I now order various flavors of Ultima from Vitacost each month (you can use my referral link to get $5 off your first order), and drinking it has helped Will keep from drinking sweet tea at home for eight months now!
Other alternatives to sweet tea include:
Flavored Kombucha: Kombucha is chock full of healthy probiotics. Erin and the girls absolutely love the Kombucha Wonder lemon flavored kombucha. A much cheaper alternative, though, is to try making your own. Cultures for Health is a great site where you can buy kombucha starters.
Water Kefir: Kefir is another probiotic-rich drink that you can also make at home. You might enjoy trying this cherry-mango water kefir smoothie!
Smoothies: Erin is a HUGE smoothie fan.

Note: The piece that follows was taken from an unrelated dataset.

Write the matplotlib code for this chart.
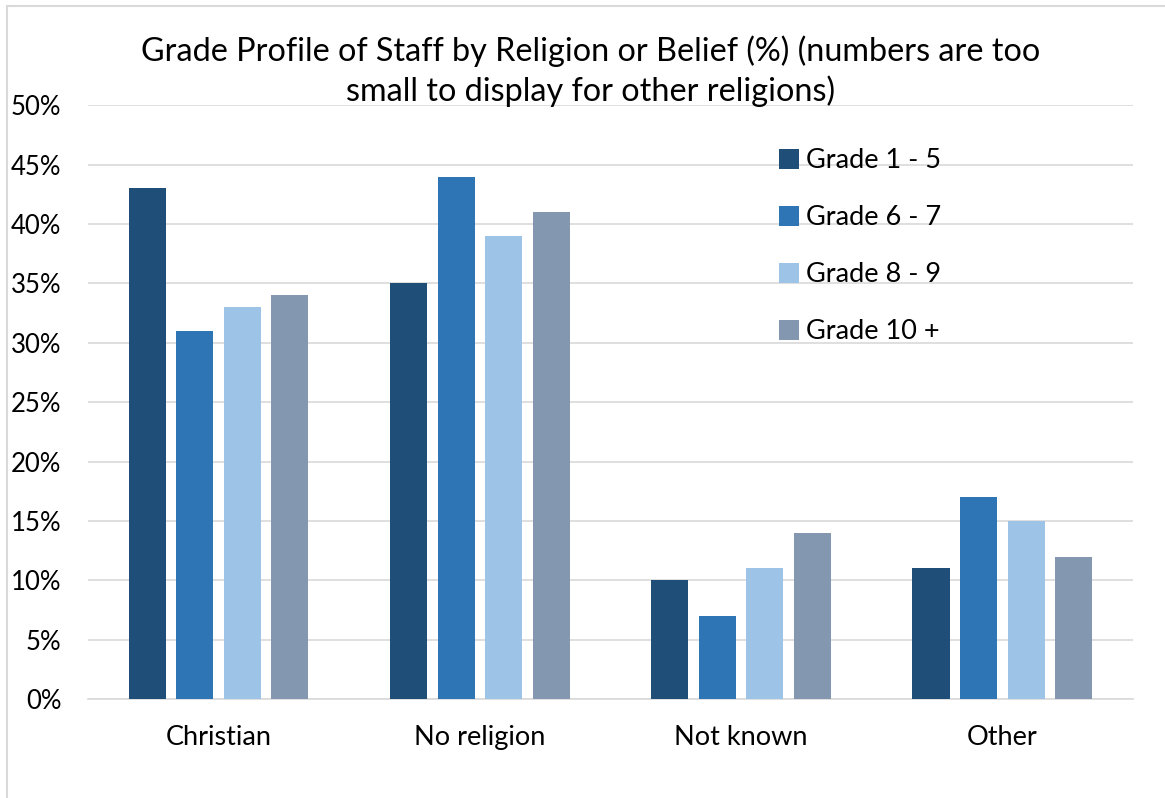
import matplotlib.pyplot as plt
import numpy as np
from matplotlib.patches import Rectangle

plt.rcParams['font.family'] = ['Lato', 'DejaVu Sans']

categories = ['Christian', 'No religion', 'Not known', 'Other']
grades = ['Grade 1 - 5', 'Grade 6 - 7', 'Grade 8 - 9', 'Grade 10 +']
grade_1_5 = [43, 35, 10, 11]
grade_6_7 = [31, 44, 7, 17]
grade_8_9 = [33, 39, 11, 15]
grade_10 = [34, 41, 14, 12]
colors = ['#1F4E79', '#2E75B6', '#9DC3E6', '#8497B0']

series = [grade_1_5, grade_6_7, grade_8_9, grade_10]

fig = plt.figure(figsize=(11.65, 7.98), dpi=100)
ax = fig.add_axes([0.0755, 0.124, 0.897, 0.744])

x = np.arange(len(categories))
w = 0.142
step = 0.182
for i, vals in enumerate(series):
    ax.bar(x + (i - 1.5) * step, vals, width=w, color=colors[i], label=grades[i], zorder=3)

ax.set_xlim(-0.5, 3.5)
ax.set_ylim(0, 50)
ax.set_yticks(range(0, 51, 5))
ax.set_yticklabels([f'{v}%' for v in range(0, 51, 5)], fontsize=18.5)
ax.set_xticks(x)
ax.set_xticklabels(categories, fontsize=19.5)
ax.tick_params(length=0)
ax.tick_params(axis='x', pad=19)
ax.tick_params(axis='y', pad=19)
ax.grid(axis='y', color='#D9D9D9', linewidth=1.2, zorder=0)
for s in ['top', 'right', 'left']:
    ax.spines[s].set_visible(False)
ax.spines['bottom'].set_color('#D9D9D9')
ax.spines['bottom'].set_linewidth(1.2)

ax.legend(loc='upper left', bbox_to_anchor=(0.651, 0.946), frameon=False, fontsize=19.5,
          handlelength=0.75, handleheight=0.75, handletextpad=0.25, labelspacing=1.18,
          borderaxespad=0)

fig.text(0.507, 0.911, 'Grade Profile of Staff by Religion or Belief (%) (numbers are too\nsmall to display for other religions)',
         ha='center', va='center', fontsize=23.3, linespacing=1.33)

fig.patches.append(Rectangle((0.006, -0.01), 1.1, 1.002, transform=fig.transFigure,
                             fill=False, edgecolor='#D9D9D9', linewidth=1.5))

fig.savefig('out.png', dpi=100)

Here are some of her favorites:
Homemade Flavored Waters: This will probably be your cheapest alternative to sweet tea! Homemade flavored waters are incredibly healthful, too!
Fruity Herbal Teas: Even when not sweetened, fruity herbal teas have a natural sweetness to them. You can brew and ice them just like sweet tea, but they won’t contain the harmful sugar!
4. Don’t nag.
Erin can’t say that she never nags about anything, but she didn’t nag Will about his sweet tea addiction.
Both Erin and Will know that if she had nagged, it would have made things worse, and Will might still be drinking sweet tea today!
Instead of nagging, she modeled healthy choices by forgoing the sweet tea herself. Why she didn’t drink sweet tea would naturally come up in conversation, but she never begged Will about giving it up himself.
In fact, she thought he might never give it up. She didn’t think this was a battle worth fighting!
5. Try going somewhere where sweet tea is not readily available.
This might not be possible for everyone, but, especially if your husband is willing but struggling to give up sweet tea, going somewhere where it is not readily available might help.
This was key for Will: We left the country, and we were traveling a lot where it was not possible to make sweet tea. He had to make another choice!
6. Be ok with “cheating” while not at home–but only if it doesn’t tempt to bring back the addiction.
After Will weaned himself from his sweet tea addiction, he realized he was OK with occasionally having it while out to eat or with friends. Although we have not had the beverage in our home for over eight months now, he does occasionally drink it while out.
We are both OK with this. We think it might even keep his sweet tea addiction in check.
7. Let him revel in the results of giving up sweet tea.
Will made the choice to give up sweet tea on his own, and I believe this made his victory all the sweeter.
Within one month of giving up sweet tea, he had lost ten pounds, and he felt better, healthier.
Erin is so proud of Will for kicking his sweet tea addition to the curb–for good!
And now, if only he can convince Erin to quit her coffee habit as well!